This thesis is structured as follows. Chapter 2 gives a general introduction
to the formation of large-scale structures in the Universe by taking a brief look at the
matter content of the Universe; theories for structure formation, both linear and
non-linear; peculiar velocity fields; and finally a description of the Local Group and
its immediate neighbourhood. In Chapter 3, the dynamics of galaxies will be
discussed, the main result being the deduction of the equations of motion for particles
in comoving coordinates using Hamilton's principle. In the following chapter, Chapter
4, a presentation of the different numerical methods used in the AVP will be
presented, both for the integration and the optimization of the action. In Chapter
5, we are finally moving into the main part of this thesis, namely the
implementation of the AVP and the testing of the different optimizing methods for two
different systems off mass tracers: one consisting of 8 and one of 22 particles.

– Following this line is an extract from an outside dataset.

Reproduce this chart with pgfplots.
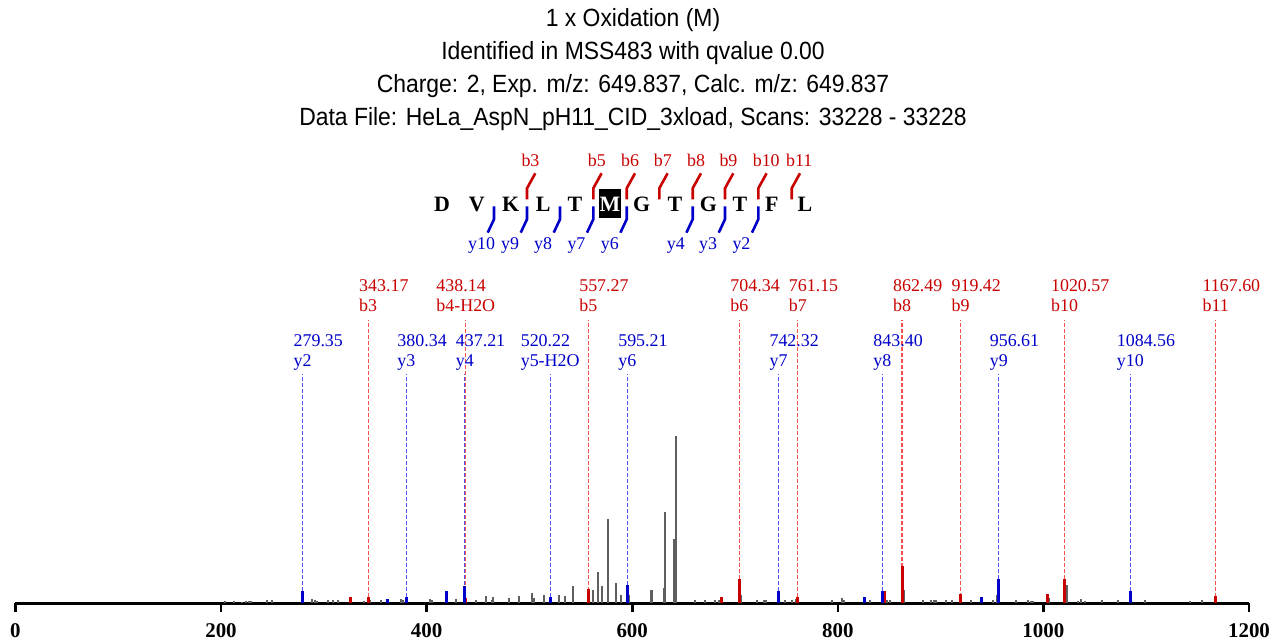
\documentclass[border=0pt]{standalone}
\usepackage{pgfplots}
\pgfplotsset{compat=1.18}
\usepackage{fontspec}
\setmainfont{Liberation Serif}
\newfontfamily\arialfont[FakeStretch=0.92]{Liberation Sans}
\definecolor{mred}{RGB}{200,0,0}
\definecolor{mblue}{RGB}{0,0,200}
\definecolor{dred}{RGB}{255,80,80}
\definecolor{dblue}{RGB}{80,80,255}
\definecolor{pgray}{RGB}{95,95,95}
\protected\def\pkr#1#2{\setbox0=\hbox{#2}\makebox[0pt][c]{\rlap{\raisebox{19.7bp}{#1}}\box0}}
\protected\def\pkb#1#2{\setbox0=\hbox{#2}\makebox[0pt][c]{\rlap{\raisebox{20.5bp}{#1}}\box0}}
\begin{document}
\begin{tikzpicture}
\begin{axis}[
  scale only axis, width=1233.6bp, height=603bp,
  xmin=0, xmax=1200, ymin=0, ymax=603,
  axis x line*=bottom, axis y line=none,
  axis line style={line width=3bp, black},
  xtick={0,200,...,1200},
  tick align=outside, major tick length=9bp,
  xtick style={line width=2.6bp, black},
  xticklabel style={font=\fontsize{21}{23}\selectfont\bfseries, inner sep=0pt, yshift=-11.5bp},
  /pgf/number format/assume math mode=true,
  /pgf/number format/1000 sep={},
  clip=false,
]
% dashed annotation lines
\addplot[ycomb, dred, line width=1.2bp, dash pattern=on 4bp off 2bp, mark=none] coordinates {
 (343.17,283) (438.14,283) (557.27,283) (704.34,283) (761.15,283)
 (862.49,283) (919.42,283) (1020.57,283) (1167.60,283)};
\addplot[ycomb, dblue, line width=1.2bp, dash pattern=on 4bp off 2bp, mark=none] coordinates {
 (279.35,229) (380.34,229) (437.21,229) (520.22,229) (595.21,229)
 (742.32,229) (843.40,229) (956.61,229) (1084.56,229)};
% unmatched peaks
\addplot[ycomb, pgray, line width=2bp, mark=none] coordinates {
 (203.6,2) (212.6,2) (220,1.5) (224,2) (227,2) (229,2.5) (245,3) (250,3)
 (288.5,4) (291,3) (293,2.5) (304,3) (309,3) (313.5,3) (339,2.5) (345,3)
 (356,3) (375,4) (377,3) (403.3,4) (405,3) (429,4) (448,3) (458,7) (463.5,3)
 (465,6) (480,5) (489.6,7) (502.9,10) (504.5,5) (514,8) (528.8,8) (535,7)
 (542.7,17) (561.9,13) (566.4,31) (570.3,17) (576.5,84) (584.2,20) (589,8)
 (597,8) (618.2,13) (619.5,13) (631,15) (632.2,91) (640.5,64) (642.2,167)
 (661,3) (671,3) (681,3) (684,3) (706,8) (721,3) (728,3) (730,3) (749,3)
 (755,3) (759,4) (794,3) (804.4,5) (806,3) (831.4,3) (848,3) (851,3) (864,13)
 (882.5,3) (891,3) (894,3) (896,3) (905,3) (911,3) (929.5,3) (951,3) (955,8)
 (973,3) (985,3) (988,2) (990,2) (1005.5,5) (1022.5,18) (1034,2) (1037,4)
 (1040,2) (1057,3) (1073,3) (1099,3) (1143,2) (1154,3)};
% matched b ions
\addplot[ycomb, mred, line width=3bp, mark=none] coordinates {
 (325.5,6) (343.17,6) (438.14,5) (557.27,14) (686.5,6) (704.34,24) (761.15,6)
 (845.5,12) (862.49,37) (919.42,9) (1003.8,9) (1020.57,24) (1167.60,7)};
% matched y ions
\addplot[ycomb, mblue, line width=3bp, mark=none] coordinates {
 (279.35,12) (362,4) (380.34,6) (419.5,12) (437.21,17) (520.22,6) (595.21,18)
 (742.32,12) (825.8,6) (843.40,12) (939.6,6) (956.61,24) (1084.56,12)};
% labels
\addplot[draw=none, mark=none, nodes near coords, point meta=explicit symbolic,
  nodes near coords align={anchor=base},
  every node near coord/.style={font=\fontsize{18}{20}\selectfont, text=mred, inner sep=0pt, anchor=base}]
 coordinates {
 (343.17,291.3) [\pkr{343.17}{b3}]
 (438.14,291.3) [\pkr{438.14}{b4-H2O}]
 (557.27,291.3) [\pkr{557.27}{b5}]
 (704.34,291.3) [\pkr{704.34}{b6}]
 (761.15,291.3) [\pkr{761.15}{b7}]
 (862.49,291.3) [\pkr{862.49}{b8}]
 (919.42,291.3) [\pkr{919.42}{b9}]
 (1020.57,291.3) [\pkr{1020.57}{b10}]
 (1167.60,291.3) [\pkr{1167.60}{b11}]};
\addplot[draw=none, mark=none, nodes near coords, point meta=explicit symbolic,
  nodes near coords align={anchor=base},
  every node near coord/.style={font=\fontsize{18}{20}\selectfont, text=mblue, inner sep=0pt, anchor=base}]
 coordinates {
 (279.35,236.3) [\pkb{279.35}{y2}]
 (380.34,236.3) [\pkb{380.34}{y3}]
 (437.21,236.3) [\pkb{437.21}{y4}]
 (520.22,236.3) [\pkb{520.22}{y5-H2O}]
 (595.21,236.3) [\pkb{595.21}{y6}]
 (742.32,236.3) [\pkb{742.32}{y7}]
 (843.40,236.3) [\pkb{843.40}{y8}]
 (956.61,236.3) [\pkb{956.61}{y9}]
 (1084.56,236.3) [\pkb{1084.56}{y10}]};
\coordinate (tl) at ([xshift=-15.4bp]axis cs:0,603);
\end{axis}
\begin{scope}[shift={(tl)}, x=1bp, y=-1bp]
 % titles
 \begin{scope}[every node/.style={font=\arialfont\fontsize{25}{27}\selectfont, anchor=base, inner sep=0pt}]
  \node at (633,27) {1 x Oxidation (M)};
  \node at (633,60) {Identified in MSS483 with qvalue 0.00};
  \node at (633,92.5) {Charge: 2, Exp. m/z: 649.837, Calc. m/z: 649.837};
  \node at (633,126) {Data File: HeLa\_AspN\_pH11\_CID\_3xload, Scans: 33228 - 33228};
 \end{scope}
 % sequence
 \fill[black] (599,189) rectangle (620.7,217.7);
 \begin{scope}[every node/.style={font=\fontsize{22}{24}\selectfont\bfseries, anchor=base, inner sep=0pt}]
  \node at (442,211.7) {D};
  \node at (476.7,211.7) {V};
  \node at (510.7,211.7) {K};
  \node at (543.3,211.7) {L};
  \node at (575,211.7) {T};
  \node[text=white] at (610,211.7) {M};
  \node at (641.7,211.7) {G};
  \node at (675,211.7) {T};
  \node at (708.3,211.7) {G};
  \node at (740,211.7) {T};
  \node at (771.7,211.7) {F};
  \node at (805,211.7) {L};
 \end{scope}
 \foreach \g/\lab in {527/b3,593.3/b5,626.7/b6,659.3/b7,692.7/b8,725/b9,758.3/b10,791.7/b11}{
   \draw[mred, line width=2.6bp] (\g,199.3) -- (\g,188.3) -- (\g+8.3,173.3);
   \node[mred, font=\fontsize{18}{20}\selectfont, anchor=base west, inner sep=0pt] at (\g-5.7,167) {\lab};
 }
 \foreach \g/\lab in {494/y10,527/y9,560/y8,593.3/y7,626.7/y6,692.7/y4,725/y3,758.3/y2}{
   \draw[mblue, line width=2.6bp] (\g,206.3) -- (\g,219.3) -- (\g-6.3,232.7);
   \node[mblue, font=\fontsize{18}{20}\selectfont, anchor=base west, inner sep=0pt] at (\g-26,250) {\lab};
 }
\end{scope}
\pgfresetboundingbox
\path[use as bounding box] (tl) rectangle ++(1281bp,-642bp);
\end{tikzpicture}
\end{document}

The
resulting number of undefined parameters for these two systems is 120 and 660,
respectively, and these two systems will therefore serve as two widely different test
cases. Additionally, Chapter 5 will contain a description of the N-body code
used to test the validity of the AVP solutions, a comparison of the AVP solution reached
to the solutions presented by P-89,P-90, and a physical discussion of the
solution that gave the best fit in the system of 22 mass tracers, including the
adjustment of distances mentioned in the previous section. Chapter 6 is meant
to serve as a review of the AVP, giving a brief examination of the areas of application
and the different implementations presented previously in literature. The closing
chapter, Chapter 7, contains a summary of the study and suggestions for
future work, while the Appendix A contains the complete sourcecode of the
program used to calculate the orbits, `AVP`.